From consultation with the sector, case studies were developed to demonstrate where local highway authorities have taken actions to improve their approach.
These provide essential information to the sector in implementing the recommendations, and have been published on the HMEP website.
Recommendations have also been made for guidance to the sector on calculating economic benefits of highway maintenance, as well as the value of providing greater long term certainty to the funding of highway maintenance by both central and local Government.
The Review considers the importance of competency through skills and training for all parts of the sector, and a recommendation has been made for a specific quality scheme to be introduced by the sector, for the sector.
Taking on board the recommendations of the review will not mean the end of potholes, but it will make a difference in reducing the problem and the impact on all road-users.
Copies of the Review may be downloaded from: http://www.dft.gov.uk/publications/pothole-review
Will the ADEPT/RSTA Codes make a difference?
Stephen Child, Chairman, ADEPT Soils & Materials Design & Specification Group
Will the ADEPT/RSTA Codes make a difference? In a word “no”, not unless they are well read and used by the right parties in the right way. The Codes have been produced by the industry for the industry however they have been peer reviewed, and approved, by ADEPT.
Client organisations need to be aware of the Codes and ensure that suppliers of services recognise and work to the Codes. It is anticipated that ADEPT SMDS Group will be producing a client orientated document to give guidance regarding surface treatments and the inter relation with the Codes.
Why have we bothered to invest time and effort in producing such Codes? In the UK we have a wide variety of roads on the highway network such as motorway, dual carriageway, urban distributor and residential cul-de-sac each with a wide variety of characteristics that include rural village, open road,
tree lined and gradient. There is also a variety of users from highway authorities, such as the Highways Agency or a London Borough, to consultants and contractors.

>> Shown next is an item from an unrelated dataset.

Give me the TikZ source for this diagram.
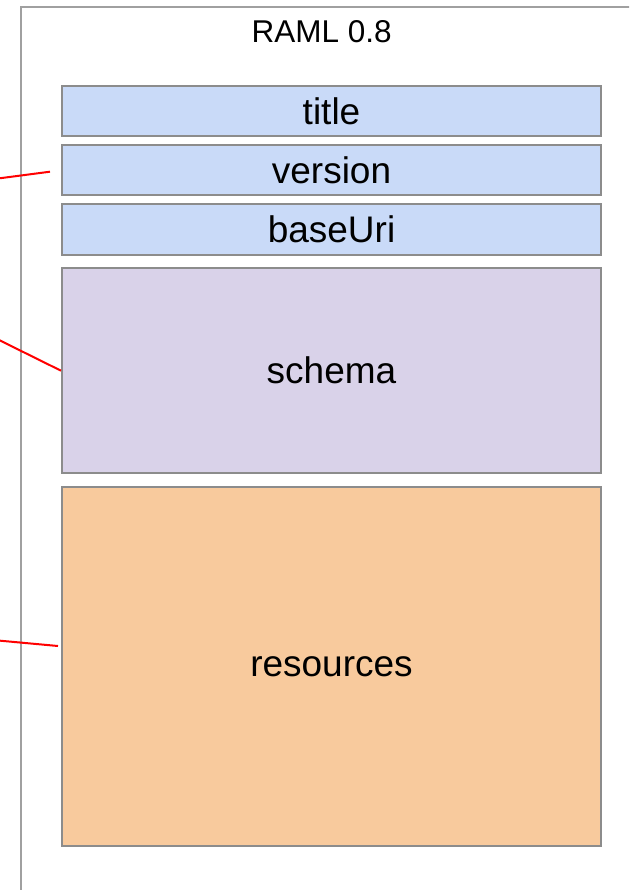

Services are procured through various mechanisms from a direct term maintenance contract to a framework or as a second or third tier supplier.
Perhaps the key question is who needs any knowledge, expertise or training? The change in service delivery through outsourcing and reduction in authority expertise has resulted in greater reliance not only on the expertise of both consultants and contractors staff but particularly the expertise
of the specialist surface treatment contractor. The Codes seek to inform and guide all parties involved in such works.
The wide variety of surface treatment solutions has resulted in the following Codes being produced and now available:
- Geosynthetics and Steel Meshes
- High Friction Surfacing
- Re Texturing
- Slurry/Micro Surfacing
- Surface Dressing
- Velocity Patching
- In-Situ Structural Road Recycling
In addition the following Codes are in preparation:
- Surface Preservation Systems
- Thermal Road Repairs
- Crack and Joint Repair Systems
- Grouted Macadams
So back to the question “Why bother”? It is essential that as we strive to maximise use of the asset in the most cost effective manner we can achieve the required quality and consistency of the end product through an understanding that will provide the most appropriate solution,
using the right treatment delivered right first time. Good asset management must be based on knowing that we are doing the right thing and that we are doing it right.
The Codes have been developed to help achieve this and those involved have a responsibility to educate and share with others, particularly making authorities aware of the Codes and their interaction with CE marking and the National Highway Sector Schemes.
So informing the client is important and we can use the following opportunities to ensure all those involved are aware of the Codes and their benefits:
- Web site – ADEPT and RSTA
- ADEPT SMDS newsletter
- RSTA e-news
- RSTA members meeting with Clients
- Personal contact
- Workshop to share knowledge (Autumn 2012 in the North)
- Client document on Surface Treatments to cover all Codes (to be developed)
- 2 page summary for all Authorities (to be developed)
- “Lunchtime” seminars
I would encourage all those involved to spread this important message as the Codes are an excellent enhancement to the surface treatment industry.